Current research activities in Alfred’s lab

                                             CRISPR-Cas9/CRISPR-Cpf1: multiple plant species

To improve plant architecture of ornamental grapes, petunia, lisianthus and hops through gene editing of plant growth regulators and flowering genes. CRISPR has been demonstrated to work well on lettuce to generate variegated leaves; this technology will be translated to ornamental plant species.

                                                                Snapdragon breeding

We are using a temperature-inducible transposon to generate mutants that adapt Florida environment. The transposition of transposon Tam3 within Antirrhinum majus is temperature-dependent. Tam3 activity in snapdragon grown at 15°C is ~1000 folds higher than ones grown at 25°C.  Seeds from M2 mutants are screened for tolerance to abiotic stresses such as drought and heat tolerance, and for desirable horticultural traits such ethylene-insensitivity. Mutant with desirable traits of interest will be subjected to transposon-tagging analysis using transposon-display.

A low temperature inducible transposon mutagenesis system in Snapdragon. (a) Flowers of wild type snapdragon displays stable magenta pigments. (b) A diagram shows an active Tam3 transposon insertion at the promoter of Pal locus to block its expression. PALLIDA encodes a dihydroflavonol-4-reductase responsible for a late step in the anthocyanin biosynthetic pathway. The insertion of an active Tam3 transposon at the PAL locus (pallidarecurrens ) caused inactivation of PAL expression and white/ivory background flower at 25°C (c). When the pallidarecurrens line is grown at an inducible temperature 15°C, the induced excision of Tam3 at PAL locus will reactivate PAL gene expression and result in a restored colorful flower (d).

 

                                                 Edible ornamental grape: seedless Muscadine grape

Multiple local grape germplasm is available at MREC. For example, UF previously released one edible ornamental Muscadine “Southern Home” with unique maple leaf shape it is also highly resistant to Pierce’s disease, root rot etc. We are trying to breed triploid seedless “Southern Home” through inducing tetraploid and crossing with diploids.

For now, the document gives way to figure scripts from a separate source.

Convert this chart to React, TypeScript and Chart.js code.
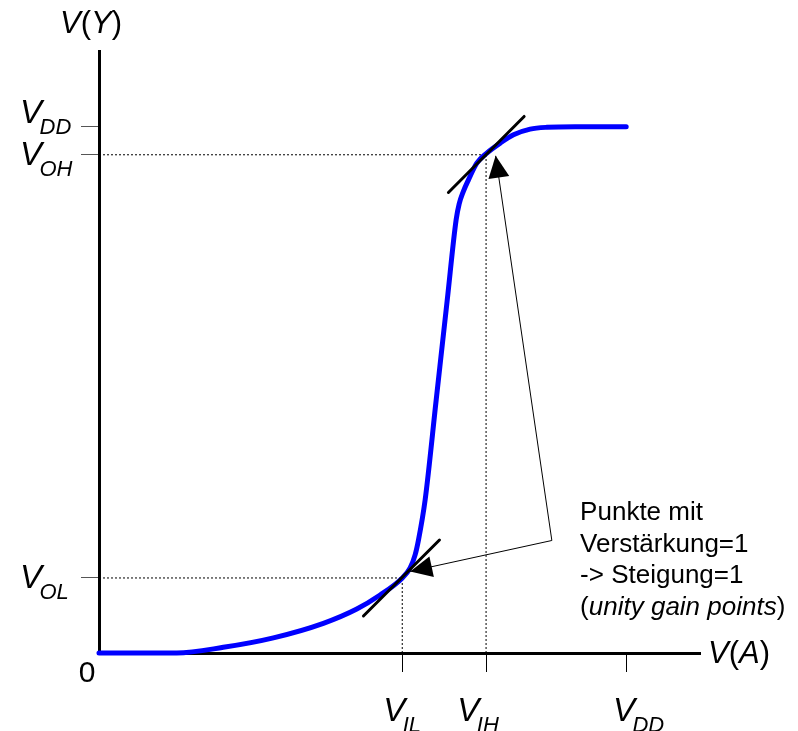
import React, { useEffect, useRef } from 'react';
import { Chart, registerables } from 'chart.js';

Chart.register(...registerables);

// ---- data (V_DD = 5 units) ----
const X_MAX = 5.7;
const Y_MAX = 5.72;

const xTickValues = [2.876, 3.671, 5.0];
const xTickMain = ['V', 'V', 'V'];
const xTickSub = ['IL', 'IH', 'DD'];

const yTickValues = [5.0, 4.734, 0.713];
const yTickMain = ['V', 'V', 'V'];
const yTickSub = ['DD', 'OH', 'OL'];

const curveX = [0, 0.737, 1.179, 1.654, 2.128, 2.445, 2.666, 2.872, 2.951, 2.998, 3.03, 3.093, 3.198, 3.303, 3.387, 3.416, 3.454, 3.504, 3.583, 3.678, 3.805, 3.931, 4.089, 4.248, 4.516, 5.0];
const curveY = [0, 0, 0.054, 0.144, 0.282, 0.418, 0.551, 0.708, 0.808, 0.932, 1.074, 1.454, 2.405, 3.356, 4.116, 4.268, 4.382, 4.496, 4.655, 4.75, 4.845, 4.924, 4.978, 4.995, 5.0, 5.0];

const tangentHighX = [3.314, 4.032];
const tangentHighY = [4.376, 5.098];
const tangentLowX = [2.508, 3.229];
const tangentLowY = [0.352, 1.074];

const arrowX = [3.762, 4.295, 2.951];
const arrowY = [4.724, 1.069, 0.775];

const annotationLines = ['Punkte mit', 'Verstärkung=1', '-> Steigung=1'];
const annotationItalic = 'unity gain points';
const annotationAnchor = [4.563, 1.264];

const zeroLabel = '0';
const xAxisTitle: [string, boolean][] = [['V', true], ['(', false], ['A', true], [')', false]];
const yAxisTitle: [string, boolean][] = [['V', true], ['(', false], ['Y', true], [')', false]];

// ---- layout / style constants ----
const FONT = '"Liberation Sans", Arial, Helvetica, sans-serif';
const xLabelDx = [-19, -28.7, -13.3];
const yLabelDy = [-4, 10, 10];

const pts = (xs: number[], ys: number[]) => xs.map((x, i) => ({ x, y: ys[i] }));

const labelsPlugin = {
  id: 'vtcLabels',
  afterDatasetsDraw(chart: any) {
    const ctx: CanvasRenderingContext2D = chart.ctx;
    const xs = chart.scales.x;
    const ys = chart.scales.y;
    const x0 = xs.getPixelForValue(0);
    const y0 = ys.getPixelForValue(0);
    ctx.save();
    ctx.fillStyle = '#000';
    ctx.textAlign = 'left';
    ctx.textBaseline = 'alphabetic';

    // arrowheads
    const head = (tx: number, ty: number, fx: number, fy: number) => {
      const ang = Math.atan2(ty - fy, tx - fx);
      const L = 22, W = 10.5;
      const bx = tx - L * Math.cos(ang), by = ty - L * Math.sin(ang);
      ctx.beginPath();
      ctx.moveTo(tx, ty);
      ctx.lineTo(bx + W * Math.sin(ang), by - W * Math.cos(ang));
      ctx.lineTo(bx - W * Math.sin(ang), by + W * Math.cos(ang));
      ctx.closePath();
      ctx.fill();
    };
    const vx = xs.getPixelForValue(arrowX[1]), vy = ys.getPixelForValue(arrowY[1]);
    head(xs.getPixelForValue(arrowX[0]), ys.getPixelForValue(arrowY[0]), vx, vy);
    head(xs.getPixelForValue(arrowX[2]), ys.getPixelForValue(arrowY[2]), vx, vy);

    const runs = (r: [string, boolean][], x: number, y: number, size: number) => {
      let cx = x;
      for (const [t, it] of r) {
        ctx.font = `${it ? 'italic ' : ''}${size}px ${FONT}`;
        ctx.fillText(t, cx, y);
        cx += ctx.measureText(t).width;
      }
    };
    const subLabel = (main: string, sub: string, x: number, base: number) => {
      ctx.font = `italic 33px ${FONT}`;
      ctx.fillText(main, x, base);
      ctx.font = `italic 22px ${FONT}`;
      ctx.fillText(sub, x + 19.5, base + 11);
    };

    // x tick labels
    xTickValues.forEach((v, i) => {
      const px = xs.getPixelForValue(v);
      subLabel(xTickMain[i], xTickSub[i], px + xLabelDx[i], y0 + 68);
    });
    // y tick labels
    yTickValues.forEach((v, i) => {
      const py = ys.getPixelForValue(v);
      subLabel(yTickMain[i], yTickSub[i], x0 - 79, py + yLabelDy[i]);
    });

    // zero
    ctx.font = `30px ${FONT}`;
    ctx.textAlign = 'right';
    ctx.fillText(zeroLabel, x0 - 3.5, y0 + 29);
    ctx.textAlign = 'left';

    // axis titles
    runs(xAxisTitle, xs.getPixelForValue(X_MAX) + 8, y0 + 10, 31);
    runs(yAxisTitle, x0 - 39, ys.getPixelForValue(Y_MAX) - 18, 31);

    // annotation
    const ax = xs.getPixelForValue(annotationAnchor[0]);
    const ay = ys.getPixelForValue(annotationAnchor[1]);
    const lh = 31.7;
    ctx.font = `26px ${FONT}`;
    annotationLines.forEach((t, i) => ctx.fillText(t, ax, ay + i * lh));
    runs([['(', false], [annotationItalic, true], [')', false]], ax, ay + 3 * lh, 26);

    ctx.restore();
  },
};

export default function App() {
  const ref = useRef<HTMLCanvasElement>(null);
  useEffect(() => {
    document.body.style.margin = '0';
    const guideStyle = {
      borderColor: '#000',
      borderWidth: 1,
      borderDash: [2, 2],
      pointRadius: 0,
      fill: false,
      clip: false as const,
    };
    const chart = new Chart(ref.current!, {
      type: 'line',
      data: {
        datasets: [
          {
            data: pts(arrowX, arrowY),
            borderColor: '#000',
            borderWidth: 1,
            pointRadius: 0,
            tension: 0,
            clip: false,
          } as any,
          {
            data: pts(tangentHighX, tangentHighY),
            borderColor: '#000',
            borderWidth: 3,
            borderCapStyle: 'round',
            pointRadius: 0,
            clip: false,
          },
          {
            data: pts(tangentLowX, tangentLowY),
            borderColor: '#000',
            borderWidth: 3,
            borderCapStyle: 'round',
            pointRadius: 0,
            clip: false,
          },
          {
            data: pts(curveX, curveY),
            borderColor: '#0000ff',
            borderWidth: 5,
            borderCapStyle: 'round',
            borderJoinStyle: 'round',
            cubicInterpolationMode: 'monotone',
            pointRadius: 0,
            clip: false,
          },
          { ...guideStyle, data: pts([0, xTickValues[1]], [yTickValues[1], yTickValues[1]]) },
          { ...guideStyle, data: pts([0, xTickValues[0]], [yTickValues[2], yTickValues[2]]) },
          { ...guideStyle, data: pts([xTickValues[0], xTickValues[0]], [0, yTickValues[2]]) },
          { ...guideStyle, data: pts([xTickValues[1], xTickValues[1]], [0, yTickValues[1]]) },
        ] as any,
      },
      options: {
        animation: false,
        responsive: false,
        devicePixelRatio: 1,
        layout: { padding: { left: 81, right: 98, top: 51, bottom: 59 } },
        plugins: { legend: { display: false }, tooltip: { enabled: false } },
        events: [],
        scales: {
          x: {
            type: 'linear',
            min: 0,
            max: X_MAX,
            afterBuildTicks: (s: any) => {
              s.ticks = xTickValues.map((v) => ({ value: v }));
            },
            ticks: { display: false },
            grid: { drawOnChartArea: false, drawTicks: true, tickLength: 19, tickColor: '#000', tickWidth: 1 },
            border: { display: true, color: '#000', width: 3 },
          },
          y: {
            type: 'linear',
            min: 0,
            max: Y_MAX,
            afterBuildTicks: (s: any) => {
              s.ticks = yTickValues.map((v) => ({ value: v }));
            },
            ticks: { display: false },
            grid: { drawOnChartArea: false, drawTicks: true, tickLength: 18, tickColor: '#555', tickWidth: 1 },
            border: { display: true, color: '#000', width: 3 },
          },
        },
      } as any,
      plugins: [labelsPlugin],
    });
    return () => chart.destroy();
  }, []);
  return (
    <canvas
      ref={ref}
      width={798}
      height={731}
      style={{ display: 'block', width: 798, height: 731 }}
    />
  );
}
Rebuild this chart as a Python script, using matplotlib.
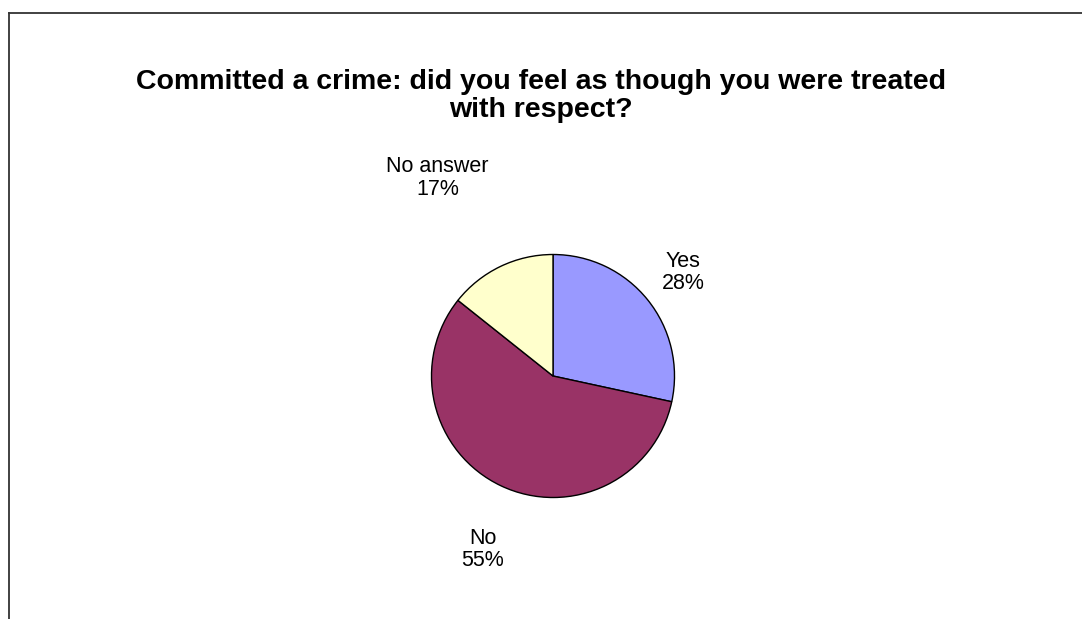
import numpy as np
import matplotlib.pyplot as plt

plt.rcParams['font.family'] = ['Liberation Sans', 'DejaVu Sans']

categories = ['Yes', 'No', 'No answer']
shares = [28.4, 57.3, 14.3]          # wedge sizes as drawn
pct_labels = ['28%', '55%', '17%']   # percentages as printed on the chart
colors = ['#9999FF', '#993366', '#FFFFCC']

W, H = 1082, 619
fig = plt.figure(figsize=(W / 100, H / 100), dpi=100)

# frame lines (left + top only, like the cropped chart area)
fig.add_artist(plt.Line2D([8.5 / W, 8.5 / W], [0, 1 - 12.5 / H], color='#333333', lw=1.3))
fig.add_artist(plt.Line2D([8.5 / W, 1], [1 - 12.5 / H, 1 - 12.5 / H], color='#333333', lw=1.3))

fig.text(541 / W, 1 - 96 / H, 'Committed a crime: did you feel as though you were treated\nwith respect?',
         ha='center', va='center', fontsize=20.5, fontweight='bold', linespacing=1.12)

cx, cy, r = 553, 376, 121.5
ax = fig.add_axes([(cx - r) / W, (H - cy - r) / H, 2 * r / W, 2 * r / H])
wedges, _ = ax.pie(shares, colors=colors, startangle=90, counterclock=False,
                   wedgeprops=dict(edgecolor='black', linewidth=1.0))
ax.set_xlim(-1, 1)
ax.set_ylim(-1, 1)
ax.set_aspect('equal')
ax.axis('off')

label_pos = {'Yes': (1.07, 0.85), 'No': (-0.58, -1.43), 'No answer': (-0.95, 1.63)}
for cat, pct in zip(categories, pct_labels):
    x, y = label_pos[cat]
    ax.text(x, y, f'{cat}\n{pct}', ha='center', va='center', fontsize=15.5,
            linespacing=1.08, clip_on=False)

fig.savefig('out.png', dpi=100)
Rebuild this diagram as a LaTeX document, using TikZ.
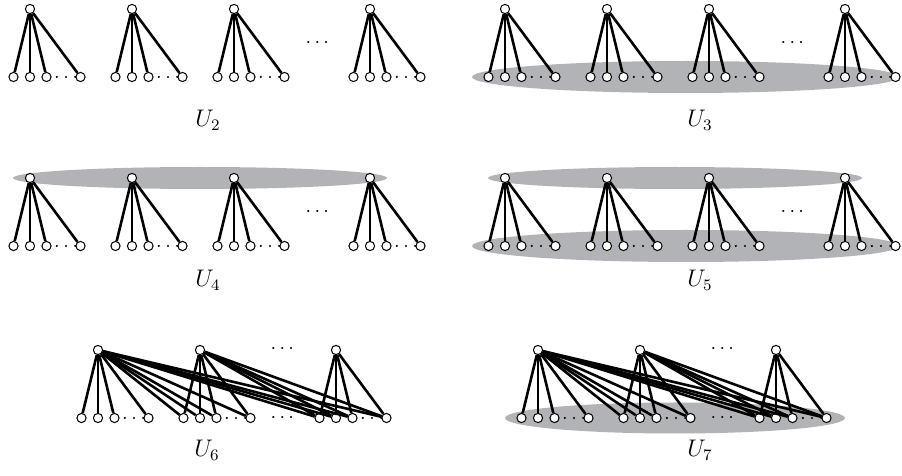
\documentclass[tikz,border=0pt]{standalone}
\usepackage{tikz}
\usetikzlibrary{calc,positioning}
\usepackage{amsmath}
\definecolor{shade}{RGB}{178,179,183}
\tikzset{
  vtx/.style={circle,draw,fill=white,inner sep=0pt,minimum size=4.6pt,line width=0.5pt},
  edg/.style={line width=1.3pt},
  gap/.style={line width=1.2pt,line cap=round,dash pattern=on 0pt off 4.6pt,dash phase=2pt},
  blob/.style={fill=shade},
  lbl/.style={anchor=base,font=\fontsize{12}{14}\selectfont}
}

\begin{document}
\begin{tikzpicture}[x=0.5pt,y=-0.5pt]
\useasboundingbox (0,0) rectangle (902,476);

% shaded classes
\fill[blob] (685.5,77) ellipse [x radius=213.5,y radius=16];
\fill[blob] (200,178) ellipse [x radius=187,y radius=11];
\fill[blob] (675,178) ellipse [x radius=187,y radius=11];
\fill[blob] (685.5,246) ellipse [x radius=213.5,y radius=16];
\fill[blob] (675,418) ellipse [x radius=170,y radius=15.5];

% disjoint stars: U_2 .. U_5
\foreach \p/\bx/\ty in {a/30/9,b/505/9,c/30/178,d/505/178}{
  \foreach \s/\dx in {1/0,2/102,3/204,4/340}{
    \node[vtx] (\p\s) at (\bx+\dx,\ty) {};
    \foreach \l/\lx in {1/-16.5,2/0,3/16.5,4/50.5}
      \node[vtx] (\p\s-\l) at (\bx+\dx+\lx,\ty+68) {};
    \foreach \l in {1,...,4}
      \draw[edg] (\p\s) -- (\p\s-\l);
    \draw[gap] (\p\s-3) -- (\p\s-4);
  }
  \node (\p dots) at (\bx+289,\ty+34) {$\cdots$};
}

% nested stars: U_6, U_7
\foreach \p/\bx in {e/98,f/538}{
  \foreach \s/\dx in {1/0,2/102,3/238}{
    \node[vtx] (\p\s) at (\bx+\dx,350) {};
    \foreach \l/\lx in {1/-16.5,2/0,3/16.5,4/50.5}
      \node[vtx] (\p\s-\l) at (\bx+\dx+\lx,418) {};
    \draw[gap] (\p\s-3) -- (\p\s-4);
  }
  \foreach \s in {1,2,3}
    \foreach \g in {\s,...,3}
      \foreach \l in {1,...,4}
        \draw[edg] (\p\s) -- (\p\g-\l);
  \node (\p topdots) at (\bx+186,349) {$\cdots$};
  \node (\p lowdots) at (\bx+186,418) {$\cdots$};
}

% labels
\node[lbl] (u2) at (208,127) {$U_2$};
\node[lbl] (u3) at (700,127) {$U_3$};
\node[lbl] (u4) at (208,287) {$U_4$};
\node[lbl] (u5) at (700,287) {$U_5$};
\node[lbl] (u6) at (207,457) {$U_6$};
\node[lbl] (u7) at (700,457) {$U_7$};
\end{tikzpicture}
\end{document}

                                                 Nano-particle-dsRNA: multiple plant species

In collaboration with UCF, we are using nanoparticles-dsRNA to suppress ethylene production and polyphenol oxidase activity to extend vase life of fresh cut flowers and to reduce physiological disorders such as browning in fresh cut fruits and vegetables.

                                                                     Genetic mapping: Lettuce

In collaboration with UC-Davis, we use a RIL mapping population (PI251246 X Armenia) to conduct QTL mapping of traits related to seed/seedling vigor. We have observed distinct responses of two parents to salinity, high temperature, far-red, PEG and darkness etc.

 

 

                                                         Effects of LED light: multiple plant species

We have purchased two programmable LED plant lighting systems with seven different wavelengths. We are currently sponsored by Eco Convergence Group to test different wavelengths of LED light on lettuce growth, nutritional quality and postharvest quality. LED lights are also applied to different ornamental plant species to examine their effects on flowering and plant architecture. Photosynthesis under different treatments will be determined using LiCOR6800.  We are currently testing LED effects on accumulation of antioxidant and amino acid, reduction of postharvest browning in oyster, king oyster, bottom white mushrooms.

      

                                                  Host Plant Silencing: multiple plant species

We are generating lettuce and tobacco with expression of gut dsRNA and insecticidal protein to arrest reproduction of whiteflies. Regenerating plants will be limited to enclosed nurseries or indoor crop production for biological control of phloem-sucking insects.

 

                  Manipulating microRNAs and their targets to regulate plant flowering and leaf development

We are continuing projects previously developed at UC-Davis to suppress or express different miRs and their targets to study the functions in plant development and stress responses.